MILWAUKEE — With campaign 2012 in the rearview mirror, and President Barack Obama elected to a second four-year term, Obama’s Affordable Health Care Act will become law in 2014. That means Wisconsin has to figure out how it is going to handle the law and setting up health exchanges, which could affect how businesses offer health insurance to their employees.
The day after the 2012 presidential election, there was confusion over what Obama’s Affordable Health Care Act may mean for business owners and the state government in Wisconsin.
Brett Eulberg owns Robert Haack Diamonds in Greenfield. He says confusion abounds when it comes to the health care law.
“You’re getting all different answers from all different people. Not only me, but my employees — they don’t know if they have to pay in. If I got sick, am I allowed to go anywhere I want to go? There’s just so many different questions that are unanswered,” Eulberg said.
Dave Sroka owns Blue Flame Music on Milwaukee’s south side.
“Something’s going to happen. It’s yet to be determined what impact (the healthcare law) will have, both on myself, my wife, our family unit and my business,” Sroka said.

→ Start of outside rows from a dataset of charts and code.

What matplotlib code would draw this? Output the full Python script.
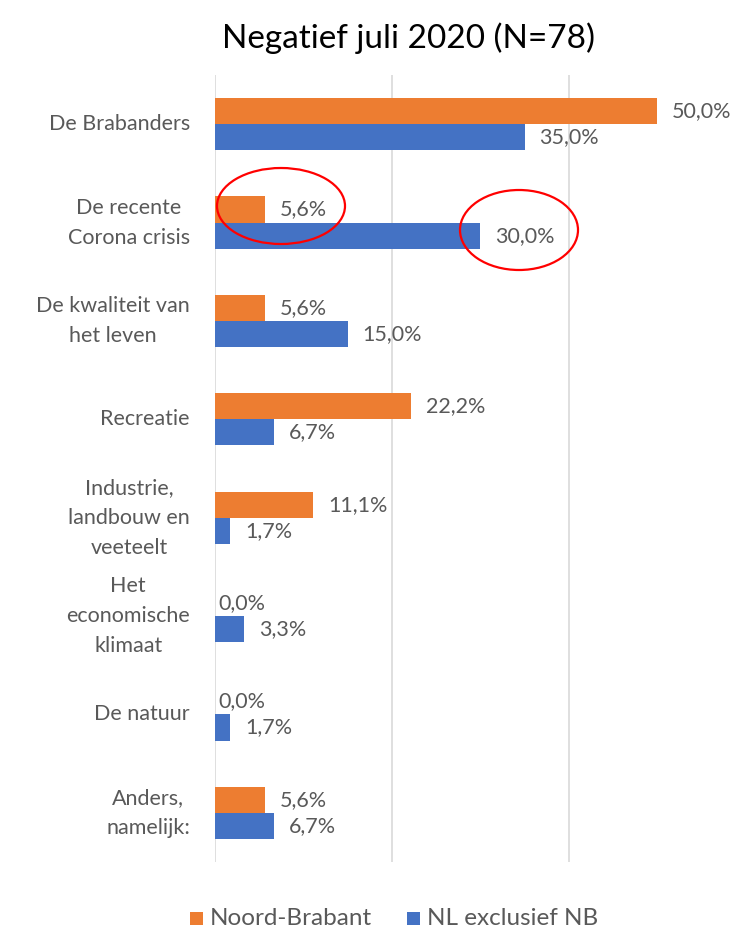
import matplotlib
matplotlib.use("Agg")
import matplotlib.pyplot as plt
from matplotlib.patches import Ellipse, Rectangle
import numpy as np

categories = ["De Brabanders", "De recente\nCorona crisis", "De kwaliteit van\nhet leven",
              "Recreatie", "Industrie,\nlandbouw en\nveeteelt", "Het\neconomische\nklimaat",
              "De natuur", "Anders,\nnamelijk:"]
noord_brabant = [50.0, 5.6, 5.6, 22.2, 11.1, 0.0, 0.0, 5.6]
nl_excl_nb = [35.0, 30.0, 15.0, 6.7, 1.7, 3.3, 1.7, 6.7]
series_names = ["Noord-Brabant", "NL exclusief NB"]
title = "Negatief juli 2020 (N=78)"

ORANGE = "#ED7D31"
BLUE = "#4472C4"
TXT = "#595959"
GRID = "#D9D9D9"
FONT = ["Lato", "DejaVu Sans"]

plt.rcParams['font.family'] = FONT

W, H = 736, 930
fig = plt.figure(figsize=(W/100, H/100), dpi=100)
ax = fig.add_axes([215/W, 1-862/H, (W-215)/W, (862-75)/H])

y = np.arange(len(categories))
bh = 0.265
vals_nb = np.array(noord_brabant)/100
vals_nl = np.array(nl_excl_nb)/100
ax.barh(y - bh/2, vals_nb, height=bh, color=ORANGE, zorder=3)
ax.barh(y + bh/2, vals_nl, height=bh, color=BLUE, zorder=3)

ax.set_xlim(0, 0.589)
ax.set_ylim(len(categories)-0.5, -0.5)
ax.set_xticks([0, 0.2, 0.4])
ax.xaxis.grid(True, color=GRID, linewidth=1.2, zorder=0)
ax.tick_params(axis='x', length=0, labelbottom=False)
ax.tick_params(axis='y', length=0, labelleft=False)
for s in ax.spines.values():
    s.set_visible(False)

def fmt(v):
    return f"{v:.1f}%".replace(".", ",")

for vals, pcts, off in ((vals_nb, noord_brabant, -bh/2), (vals_nl, nl_excl_nb, bh/2)):
    for i, (v, p) in enumerate(zip(vals, pcts)):
        dx = 15 if v > 0 else 3
        ax.annotate(fmt(p), (v, i + off), xytext=(dx, 0), textcoords='offset pixels',
                    va='center', ha='left', fontsize=15.5, color=TXT, annotation_clip=False)

for i, c in enumerate(categories):
    ax.annotate(c, (0, i), xytext=(-25, 0), textcoords='offset pixels',
                va='center', ha='right', multialignment='center', fontsize=15.5,
                color=TXT, linespacing=1.62)

fig.text(408/W, 1-38/H, title, ha='center', va='center', fontsize=24, color="#000000")

# red annotation ellipses
for cx, cy, ew, eh in ((281, 206, 128, 76), (519, 230, 118, 80)):
    fig.add_artist(Ellipse((cx/W, 1-cy/H), ew/W, eh/H, transform=fig.transFigure,
                           fill=False, edgecolor="#FF0000", linewidth=1.6))

# legend
for sx, color, name in ((190, ORANGE, series_names[0]), (407, BLUE, series_names[1])):
    fig.add_artist(Rectangle((sx/W, 1-925/H), 13/W, 13/H, transform=fig.transFigure,
                             facecolor=color, edgecolor='none'))
    fig.text((sx+20)/W, 1-918/H, name, ha='left', va='center', fontsize=17.5, color=TXT)

fig.savefig("out.png", dpi=100)
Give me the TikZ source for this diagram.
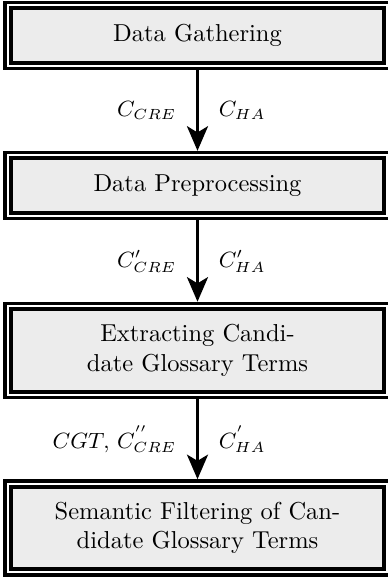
\documentclass[tikz,border=0pt]{standalone}
\usetikzlibrary{arrows.meta}
\begin{document}
\begin{tikzpicture}[x=0.4082pt,y=-0.4082pt,
  stagebox/.style={draw=black, line width=1.4pt, fill=white, inner sep=0pt,
    minimum width=157.1pt, align=center, font=\normalsize,
    path picture={\draw[line width=1.7pt, fill=gray!15]
      ([xshift=2.35pt,yshift=-2.35pt]path picture bounding box.north west) rectangle
      ([xshift=-2.35pt,yshift=2.35pt]path picture bounding box.south east);}},
  small/.style={minimum height=26.9pt},
  big/.style={minimum height=38.4pt},
  flow/.style={line width=1.6pt, -{Stealth[length=10pt,width=8.5pt,inset=2.5pt]}},
  lbl/.style={midway, inner sep=3.3pt, font=\small}
]
\useasboundingbox (0,0) rectangle (388,578);
\node[stagebox, small] (b1) at (197.5,35.5) {Data Gathering};
\node[stagebox, small] (b2) at (197.5,185.5) {Data Preprocessing};
\node[stagebox, big] (b3) at (197.5,350.5) {Extracting Candi-\\date Glossary Terms};
\node[stagebox, big] (b4) at (197.5,528) {Semantic Filtering of Can-\\didate Glossary Terms};
\draw[flow] (b1) -- (b2)
  node[lbl, left=4.6pt] (l1a) {$C_{CRE}$}
  node[lbl, right=4.6pt] (l1b) {$C_{HA}$};
\draw[flow] (b2) -- (b3)
  node[lbl, left=4.6pt] (l2a) {$C'_{CRE}$}
  node[lbl, right=4.6pt] (l2b) {$C'_{HA}$};
\draw[flow] (b3) -- (b4)
  node[lbl, left=4.6pt] (l3a) {$CGT,\, C^{''}_{CRE}$}
  node[lbl, right=4.6pt] (l3b) {$C^{'}_{HA}$};
\end{tikzpicture}
\end{document}
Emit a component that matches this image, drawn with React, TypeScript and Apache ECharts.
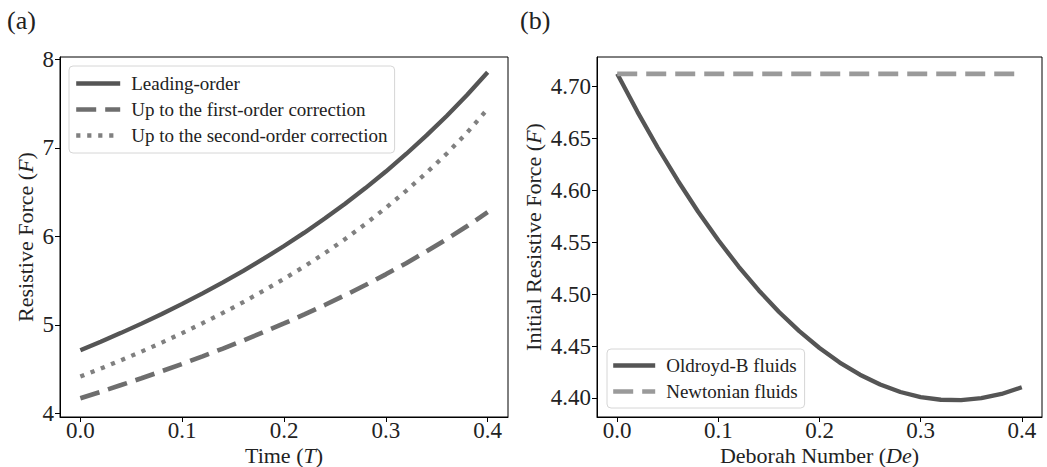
import React, { useEffect, useRef } from "react";
import * as echarts from "echarts";

// ---------- data ----------
const timeT = [0, 0.02, 0.04, 0.06, 0.08, 0.1, 0.12, 0.14, 0.16, 0.18, 0.2, 0.22, 0.24, 0.26, 0.28, 0.3, 0.32, 0.34, 0.36, 0.38, 0.4];
const leadingOrder = [4.712, 4.808, 4.909, 5.013, 5.122, 5.236, 5.355, 5.479, 5.61, 5.747, 5.89, 6.041, 6.2, 6.368, 6.545, 6.732, 6.93, 7.14, 7.363, 7.6, 7.854];
const firstOrder = [4.17, 4.243, 4.319, 4.396, 4.476, 4.558, 4.643, 4.731, 4.823, 4.917, 5.015, 5.117, 5.223, 5.334, 5.449, 5.57, 5.696, 5.83, 5.969, 6.116, 6.272];
const secondOrder = [4.415, 4.505, 4.6, 4.697, 4.799, 4.906, 5.018, 5.134, 5.257, 5.385, 5.519, 5.66, 5.809, 5.968, 6.14, 6.321, 6.514, 6.718, 6.936, 7.174, 7.438];

const deborah = [0, 0.02, 0.04, 0.06, 0.08, 0.1, 0.12, 0.14, 0.16, 0.18, 0.2, 0.22, 0.24, 0.26, 0.28, 0.3, 0.32, 0.34, 0.36, 0.38, 0.4];
const oldroydB = [4.712, 4.6754, 4.6411, 4.6091, 4.5793, 4.5518, 4.5265, 4.5035, 4.4828, 4.4643, 4.4481, 4.4341, 4.4224, 4.413, 4.4058, 4.4009, 4.3983, 4.3979, 4.3998, 4.4039, 4.4103];
const newtonian = [4.712, 4.712, 4.712, 4.712, 4.712, 4.712, 4.712, 4.712, 4.712, 4.712, 4.712, 4.712, 4.712, 4.712, 4.712, 4.712, 4.712, 4.712, 4.712, 4.712, 4.712];

const xTicks = [0, 0.1, 0.2, 0.3, 0.4];
const leftYTicks = [4, 5, 6, 7, 8];
const rightYTicks = [4.4, 4.45, 4.5, 4.55, 4.6, 4.65, 4.7];

const legendLeft = ["Leading-order", "Up to the first-order correction", "Up to the second-order correction"];
const legendRight = ["Oldroyd-B fluids", "Newtonian fluids"];

const FONT = '"Liberation Serif", "Times New Roman", serif';
const TXT = "#222222";

function pairs(xs: number[], ys: number[]) {
  return xs.map((x, i) => [x, ys[i]]);
}

function axisBase(ticks: number[], digits: number, margin: number) {
  return {
    type: "value" as const,
    axisLine: { show: true, onZero: false, lineStyle: { color: "#000", width: 1 } },
    axisTick: { show: true, inside: false, length: 5, customValues: ticks, lineStyle: { color: "#000", width: 1 } },
    axisLabel: {
      show: true,
      customValues: ticks,
      color: TXT,
      fontFamily: FONT,
      fontSize: 23,
      margin,
      formatter: (v: number) => v.toFixed(digits),
    },
    splitLine: { show: false },
    nameTextStyle: {
      color: TXT,
      fontFamily: FONT,
      fontSize: 22,
      rich: {
        n: { fontFamily: FONT, fontSize: 22, color: TXT },
        i: { fontFamily: FONT, fontSize: 22, color: TXT, fontStyle: "italic" },
      },
    },
    nameLocation: "middle" as const,
    nameMoveOverlap: false,
  };
}

export default function App() {
  const ref = useRef<HTMLDivElement>(null);

  useEffect(() => {
    document.body.style.margin = "0";
    if (!ref.current) return;
    const chart = echarts.init(ref.current, null, { renderer: "svg" });

    const legendCommon = {
      orient: "vertical" as const,
      itemHeight: 14,
      itemGap: 7,
      borderColor: "#d6d6d6",
      borderWidth: 1,
      borderRadius: 4,
      backgroundColor: "rgba(255,255,255,0.85)",
      itemStyle: { opacity: 0 },
      lineStyle: { width: 4.4 },
      textStyle: { fontFamily: FONT, fontSize: 19, color: TXT, padding: [0, 0, 0, 6] },
    };

    chart.setOption({
      animation: false,
      backgroundColor: "#ffffff",
      title: [
        { text: "(a)", left: 7, top: 7, padding: 0, textStyle: { fontFamily: FONT, fontSize: 26, fontWeight: "normal", color: TXT } },
        { text: "(b)", left: 520, top: 7, padding: 0, textStyle: { fontFamily: FONT, fontSize: 26, fontWeight: "normal", color: TXT } },
      ],
      grid: [
        { left: 60, top: 57, right: 539, bottom: 50, outerBoundsMode: "none", containLabel: false, show: true, borderColor: "#000", borderWidth: 1, backgroundColor: "transparent" },
        { left: 597, top: 57, right: 5, bottom: 50, outerBoundsMode: "none", containLabel: false, show: true, borderColor: "#000", borderWidth: 1, backgroundColor: "transparent" },
      ],
      xAxis: [
        { ...axisBase(xTicks, 1, 2), gridIndex: 0, min: -0.02, max: 0.42, name: "{n|Time (}{i|T}{n|)}", nameGap: 27 },
        { ...axisBase(xTicks, 1, 2), gridIndex: 1, min: -0.02, max: 0.42, name: "{n|Deborah Number (}{i|De}{n|)}", nameGap: 27 },
      ],
      yAxis: [
        { ...axisBase(leftYTicks, 0, 6), gridIndex: 0, min: 3.958, max: 8.026, name: "{n|Resistive Force (}{i|F}{n|)}", nameGap: 24 },
        { ...axisBase(rightYTicks, 2, 6), gridIndex: 1, min: 4.3817, max: 4.7282, name: "{n|Initial Resistive Force (}{i|F}{n|)}", nameGap: 53 },
      ],
      legend: [
        { ...legendCommon, data: legendLeft, left: 69, top: 66, itemWidth: 44, padding: [8, 7, 8, 5] },
        { ...legendCommon, data: legendRight, left: 607, top: 349, itemWidth: 42, padding: [7, 7, 7, 4] },
      ],
      series: [
        {
          type: "line", name: legendLeft[0], xAxisIndex: 0, yAxisIndex: 0, data: pairs(timeT, leadingOrder),
          symbol: "none", smooth: false, color: "#555555",
          lineStyle: { color: "#555555", width: 4.3, type: "solid" },
        },
        {
          type: "line", name: legendLeft[1], xAxisIndex: 0, yAxisIndex: 0, data: pairs(timeT, firstOrder),
          symbol: "none", smooth: false, color: "#6e6e6e",
          lineStyle: { color: "#6e6e6e", width: 4.6, type: [20, 9], cap: "butt" },
        },
        {
          type: "line", name: legendLeft[2], xAxisIndex: 0, yAxisIndex: 0, data: pairs(timeT, secondOrder),
          symbol: "none", smooth: false, color: "#808080",
          lineStyle: { color: "#808080", width: 4.3, type: [4.2, 6.8], cap: "butt" },
        },
        {
          type: "line", name: legendRight[0], xAxisIndex: 1, yAxisIndex: 1, data: pairs(deborah, oldroydB),
          symbol: "none", smooth: false, color: "#555555",
          lineStyle: { color: "#555555", width: 4.3, type: "solid" },
        },
        {
          type: "line", name: legendRight[1], xAxisIndex: 1, yAxisIndex: 1, data: pairs(deborah, newtonian),
          symbol: "none", smooth: false, color: "#9a9a9a",
          lineStyle: { color: "#9a9a9a", width: 4.6, type: [20, 9], cap: "butt" },
        },
      ],
    });

    return () => {
      chart.dispose();
    };
  }, []);

  return <div ref={ref} style={{ width: 1047, height: 467 }} />;
}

Part of the problem for Sroka, Eulberg and other business owners is that the state of Wisconsin has not yet decided how the state will comply with the Affordable Health Care Act. Wisconsin Gov. Scott Walker had said he was waiting to see the results of the 2012 presidential election before moving forward.
“We haven’t made a decision yet. It’s one of three options. It’s either a federally run exchange, a state run exchange, or a partnership,” Gov. Walker said.
State Representative Jon Richards (D – Milwaukee) said he believes this could have been avoided had the state prepared to comply with the law before the election. Moving forward, Rep. Richards says he believes the state needs to act.
“We should have a plan in place that should have been drafted in public with input from small businesses and everyone else for a health care marketplace,” Rep. Richards said.